The replication facility consumes some system resources when it is enabled on a Solace router because the router automatically creates the following objects:

  • one Message VPN bridge for the replication facility, plus one Message VPN bridge for each replicated Message VPN
  • one queue for each Replicated Message VPN
  • one queue topic subscription for each Replicated Message VPN

These system-created objects all have names that begin with the “#” character (for example, the replication bridge is #MSGVPN_REPLICATION_BRIDGE). As objects required for the successful operation of the replication facility, users cannot delete or directly edit them.

  • These system-created objects all have names that begin with the “#” character (for example, the replication bridge is #MSGVPN_REPLICATION_BRIDGE). As objects required for the successful operation of the replication facility, users cannot delete or directly edit them.
  • When the Config-Sync facility is enabled, a router also automatically creates some objects that consume system resources. For information, refer to System Resources Used by Config-Sync.

If local or XA transactions are being replicated, additional transaction resources are used on both the active and standby sites to replicate the transactions.

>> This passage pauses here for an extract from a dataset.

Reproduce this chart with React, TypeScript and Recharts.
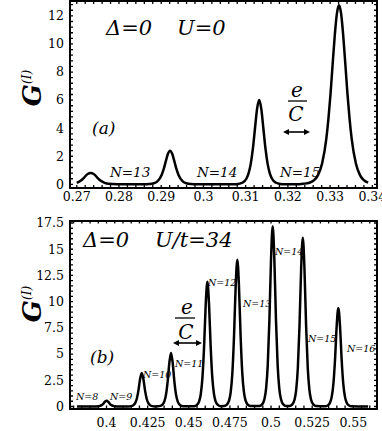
import { LineChart, Line, XAxis, YAxis } from "recharts";

const FONT = "DejaVu Serif";

// panel (a): gate voltage vs conductance, U = 0
const topX = [
  0.27, 0.271, 0.2718, 0.2726, 0.2733, 0.274, 0.2748, 0.2756, 0.2766, 0.2776, 0.2795, 0.284,
  0.2861, 0.2871, 0.2881, 0.2891, 0.2901, 0.2906, 0.2911, 0.2916, 0.2921, 0.2926, 0.2931, 0.2936,
  0.2941, 0.2951, 0.2961, 0.2971, 0.2985,
  0.3072, 0.3082, 0.3092, 0.3102, 0.3107, 0.3112, 0.3117, 0.3122, 0.3127, 0.3132, 0.3137, 0.3142,
  0.3147, 0.3152, 0.3157, 0.3162, 0.3172, 0.3182, 0.3192, 0.322,
  0.3236, 0.3251, 0.3261, 0.3271, 0.3281, 0.3291, 0.3296, 0.3301, 0.3306, 0.3311, 0.3316, 0.3321,
  0.3326, 0.3331, 0.3336, 0.3341, 0.3346, 0.3351, 0.3361, 0.3371, 0.3381, 0.339,
];
const topY = [
  0.11, 0.27, 0.5, 0.74, 0.8, 0.74, 0.5, 0.27, 0.11, 0.04, 0.01, 0,
  0.005, 0.02, 0.064, 0.21, 0.67, 1.1, 1.66, 2.18, 2.4, 2.18, 1.66, 1.1,
  0.67, 0.21, 0.064, 0.02, 0,
  0.008, 0.03, 0.115, 0.42, 0.8, 1.46, 2.52, 3.96, 5.38, 6.0, 5.38, 3.96,
  2.52, 1.46, 0.8, 0.42, 0.115, 0.03, 0.008, 0,
  0.04, 0.115, 0.27, 0.64, 1.48, 3.25, 4.68, 6.46, 8.57, 10.61, 12.16, 12.75,
  12.16, 10.61, 8.57, 6.46, 4.68, 3.25, 1.48, 0.64, 0.27, 0.12,
];

// panel (b): U/t = 34
const botX = [
  0.382,
  0.392, 0.3935, 0.395, 0.396, 0.397, 0.398, 0.399, 0.4, 0.401, 0.402, 0.403, 0.404, 0.405, 0.4065, 0.408,
  0.4134, 0.4149, 0.4164, 0.4174, 0.4184, 0.4194, 0.4204, 0.4214, 0.4224, 0.4234, 0.4244, 0.4254, 0.4264, 0.4279, 0.4294,
  0.4312, 0.4327, 0.4342, 0.4352, 0.4362, 0.4372, 0.4382, 0.4392, 0.4402, 0.4412, 0.4422, 0.4432, 0.4442, 0.4457, 0.4472,
  0.4533, 0.4548, 0.4563, 0.4573, 0.4583, 0.4593, 0.4603, 0.4613, 0.4623, 0.4633, 0.4643, 0.4653, 0.4663, 0.4678, 0.4693,
  0.4715, 0.473, 0.4745, 0.4755, 0.4765, 0.4775, 0.4785, 0.4795, 0.4805, 0.4815, 0.4825, 0.4835, 0.4845, 0.486, 0.4875,
  0.493, 0.4945, 0.496, 0.497, 0.498, 0.499, 0.5, 0.501, 0.502, 0.503, 0.504, 0.505, 0.506, 0.5075, 0.509,
  0.5113, 0.5128, 0.5143, 0.5153, 0.5163, 0.5173, 0.5183, 0.5193, 0.5203, 0.5213, 0.5223, 0.5233, 0.5243, 0.5258, 0.5273,
  0.5329, 0.5344, 0.5359, 0.5369, 0.5379, 0.5389, 0.5399, 0.5409, 0.5419, 0.5429, 0.5439, 0.5449, 0.5459, 0.5474, 0.5489,
  0.559,
];
const botY = [
  0,
  0.002, 0.006, 0.023, 0.055, 0.13, 0.26, 0.45, 0.55, 0.45, 0.26, 0.13, 0.055, 0.023, 0.006, 0.002,
  0.009, 0.035, 0.13, 0.32, 0.74, 1.54, 2.62, 3.2, 2.62, 1.54, 0.74, 0.32, 0.13, 0.035, 0.009,
  0.014, 0.055, 0.21, 0.51, 1.18, 2.45, 4.18, 5.1, 4.18, 2.45, 1.18, 0.51, 0.21, 0.055, 0.014,
  0.033, 0.13, 0.49, 1.19, 2.75, 5.71, 9.75, 11.9, 9.75, 5.71, 2.75, 1.19, 0.49, 0.13, 0.033,
  0.039, 0.15, 0.58, 1.4, 3.23, 6.72, 11.47, 14.0, 11.47, 6.72, 3.23, 1.4, 0.58, 0.15, 0.039,
  0.048, 0.19, 0.71, 1.72, 3.97, 8.26, 14.09, 17.2, 14.09, 8.26, 3.97, 1.72, 0.71, 0.19, 0.048,
  0.045, 0.17, 0.67, 1.61, 3.72, 7.73, 13.19, 16.1, 13.19, 7.73, 3.72, 1.61, 0.67, 0.17, 0.045,
  0.026, 0.1, 0.39, 0.94, 2.17, 4.51, 7.7, 9.4, 7.7, 4.51, 2.17, 0.94, 0.39, 0.1, 0.026,
  0,
];

const topXTicks = [0.27, 0.28, 0.29, 0.3, 0.31, 0.32, 0.33, 0.34];
const topYTicks = [0, 2, 4, 6, 8, 10, 12];
const botXTicks = [0.4, 0.425, 0.45, 0.475, 0.5, 0.525, 0.55];
const botYTicks = [0, 2.5, 5, 7.5, 10, 12.5, 15, 17.5];

const topLabels = ["N=13", "N=14", "N=15"];
const botLabels = ["N=8", "N=9", "N=10", "N=11", "N=12", "N=13", "N=14", "N=15", "N=16"];

// minor tick values for the frame
function minor(from: number, to: number, step: number): number[] {
  const out: number[] = [];
  const n = Math.round((to - from) / step);
  for (let i = 0; i <= n; i++) out.push(Math.round((from + i * step) * 1e6) / 1e6);
  return out;
}

const PLOT_W = 307; // 382 - 70 left - 5 right
const TICK_LEN = 3;

// x tick: inward marks on bottom and top frame edges, label only for major values
function makeXTick(major: number[], plotH: number, margin: number) {
  return function XTick(props: any) {
    const { x, y, payload } = props;
    const axisY = y - margin;
    const isMajor = major.some((m) => Math.abs(m - payload.value) < 1e-9);
    return (
      <g>
        <path d={`M${x} ${axisY} V${axisY - TICK_LEN} M${x} ${axisY - plotH} V${axisY - plotH + TICK_LEN}`}
          stroke="#000" strokeWidth={1.3} fill="none" />
        {isMajor && (
          <text x={x} y={y} dy="0.71em" textAnchor="middle" fontSize={12.5} fontFamily={FONT} fill="#000">
            {String(payload.value)}
          </text>
        )}
      </g>
    );
  };
}

function makeYTick(major: number[], margin: number) {
  return function YTick(props: any) {
    const { x, y, payload } = props;
    const axisX = x + margin;
    const isMajor = major.some((m) => Math.abs(m - payload.value) < 1e-9);
    return (
      <g>
        <path d={`M${axisX} ${y} H${axisX + TICK_LEN} M${axisX + PLOT_W} ${y} H${axisX + PLOT_W - TICK_LEN}`}
          stroke="#000" strokeWidth={1.3} fill="none" />
        {isMajor && (
          <text x={x} y={y} dy="0.35em" textAnchor="end" fontSize={12.5} fontFamily={FONT} fill="#000">
            {String(payload.value)}
          </text>
        )}
      </g>
    );
  };
}

interface PanelProps {
  xs: number[];
  ys: number[];
  xDomain: [number, number];
  yDomain: [number, number];
  xTicks: number[];
  yTicks: number[];
  xMinor: number[];
  yMinor: number[];
  height: number;
  marginTop: number;
  xAxisHeight: number;
  xTickMargin: number;
}

function Panel(p: PanelProps) {
  const data = p.xs.map((x, i) => ({ x, y: p.ys[i] }));
  const plotH = p.height - p.marginTop - p.xAxisHeight;
  return (
    <div style={{ position: "relative", width: 382, height: p.height }}>
      <LineChart
        width={382}
        height={p.height}
        data={data}
        margin={{ top: p.marginTop, right: 5, bottom: 0, left: 0 }}
      >
        <XAxis
          dataKey="x"
          type="number"
          domain={p.xDomain}
          allowDataOverflow
          ticks={p.xMinor}
          interval={0}
          height={p.xAxisHeight}
          tickLine={false}
          tickSize={0}
          tickMargin={p.xTickMargin}
          axisLine={false}
          tick={makeXTick(p.xTicks, plotH, p.xTickMargin)}
        />
        <YAxis
          type="number"
          domain={p.yDomain}
          allowDataOverflow
          ticks={p.yMinor}
          interval={0}
          width={70}
          tickLine={false}
          tickSize={0}
          tickMargin={6}
          axisLine={false}
          tick={makeYTick(p.yTicks, 6)}
        />
        <Line
          dataKey="y"
          type="monotone"
          stroke="#000"
          strokeWidth={2.5}
          dot={false}
          isAnimationActive={false}
        />
      </LineChart>
      {/* plot frame */}
      <div
        style={{
          position: "absolute",
          left: 69,
          top: p.marginTop - 1,
          width: PLOT_W - 2,
          height: plotH - 2,
          border: "2px solid #000",
          pointerEvents: "none",
        }}
      />
    </div>
  );
}

function Arrow({ x1, x2, y }: { x1: number; x2: number; y: number }) {
  return (
    <g fill="#000" stroke="none">
      <line x1={x1 + 4} x2={x2 - 4} y1={y} y2={y} stroke="#000" strokeWidth={1.6} />
      <polygon points={`${x1},${y} ${x1 + 6},${y - 3} ${x1 + 6},${y + 3}`} />
      <polygon points={`${x2},${y} ${x2 - 6},${y - 3} ${x2 - 6},${y + 3}`} />
    </g>
  );
}

const italic = { fontStyle: "italic" as const, fill: "#000", fontFamily: FONT };

export default function App() {
  return (
    <div style={{ position: "absolute", left: 0, top: 0, width: 382, height: 431, background: "#fff" }}>
      <div style={{ position: "absolute", left: 0, top: 0 }}>
        <Panel
          xs={topX}
          ys={topY}
          xDomain={[0.2684, 0.3411]}
          yDomain={[-0.26, 13.06]}
          xTicks={topXTicks}
          yTicks={topYTicks}
          xMinor={minor(0.27, 0.34, 0.002)}
          yMinor={minor(0, 12.8, 0.4)}
          height={215}
          marginTop={1}
          xAxisHeight={27}
          xTickMargin={4}
        />
      </div>
      <div style={{ position: "absolute", left: 0, top: 215 }}>
        <Panel
          xs={botX}
          ys={botY}
          xDomain={[0.3778, 0.5644]}
          yDomain={[-0.19, 17.74]}
          xTicks={botXTicks}
          yTicks={botYTicks}
          xMinor={minor(0.38, 0.56, 0.005)}
          yMinor={minor(0, 17.5, 0.5)}
          height={216}
          marginTop={5.5}
          xAxisHeight={22.5}
          xTickMargin={10}
        />
      </div>
      <svg
        width={382}
        height={431}
        style={{ position: "absolute", left: 0, top: 0, pointerEvents: "none" }}
      >
        <text transform="translate(41,88) rotate(-90)" textAnchor="middle" fontSize={26} fontWeight="bold" {...italic}>
          G<tspan fontSize={12} fontWeight="normal" dy={-10}>(I)</tspan>
        </text>
        <text transform="translate(41,304) rotate(-90)" textAnchor="middle" fontSize={26} fontWeight="bold" {...italic}>
          G<tspan fontSize={12} fontWeight="normal" dy={-10}>(I)</tspan>
        </text>

        <text x={106} y={35} fontSize={21} {...italic}>Δ=0</text>
        <text x={177} y={35} fontSize={21} {...italic}>U=0</text>
        <text x={92} y={134} fontSize={17} {...italic}>(a)</text>
        <text x={110} y={177} fontSize={13.5} {...italic}>{topLabels[0]}</text>
        <text x={197} y={177} fontSize={13.5} {...italic}>{topLabels[1]}</text>
        <text x={280} y={177} fontSize={13.5} {...italic}>{topLabels[2]}</text>
        <text x={297} y={97} fontSize={20} textAnchor="middle" {...italic}>e</text>
        <line x1={288} x2={307} y1={101} y2={101} stroke="#000" strokeWidth={1.3} />
        <text x={296} y={121} fontSize={20} textAnchor="middle" {...italic}>C</text>
        <Arrow x1={283} x2={310} y={132} />

        <text x={83} y={247} fontSize={21} {...italic}>Δ=0</text>
        <text x={155} y={247} fontSize={21} {...italic}>U/t=34</text>
        <text x={90} y={363} fontSize={17} {...italic}>(b)</text>
        <text x={187} y={314} fontSize={20} textAnchor="middle" {...italic}>e</text>
        <line x1={175} x2={195} y1={318} y2={318} stroke="#000" strokeWidth={1.3} />
        <text x={186} y={339} fontSize={20} textAnchor="middle" {...italic}>C</text>
        <Arrow x1={173} x2={202} y={343} />
        <text x={76} y={400} fontSize={9.5} {...italic}>{botLabels[0]}</text>
        <text x={110} y={400} fontSize={9.5} {...italic}>{botLabels[1]}</text>
        <text x={143} y={378} fontSize={9.5} {...italic}>{botLabels[2]}</text>
        <text x={175} y={367} fontSize={9.5} {...italic}>{botLabels[3]}</text>
        <text x={208} y={286} fontSize={9.5} {...italic}>{botLabels[4]}</text>
        <text x={243} y={307} fontSize={9.5} {...italic}>{botLabels[5]}</text>
        <text x={275} y={255} fontSize={9.5} {...italic}>{botLabels[6]}</text>
        <text x={308} y={342} fontSize={9.5} {...italic}>{botLabels[7]}</text>
        <text x={347} y={352} fontSize={9.5} {...italic}>{botLabels[8]}</text>
      </svg>
    </div>
  );
}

Avoid Overbooking Resources

When using replication, you must ensure that the Message VPN-level and system-level resources used by one router does not exceed those that can be supported by the router the other replication site. Consider, for example, a scenario where the appliance used at the primary site has higher client connection capacity than the appliance at the backup site. In the event of a fail-over, all the clients may not be able to connect to the backup site.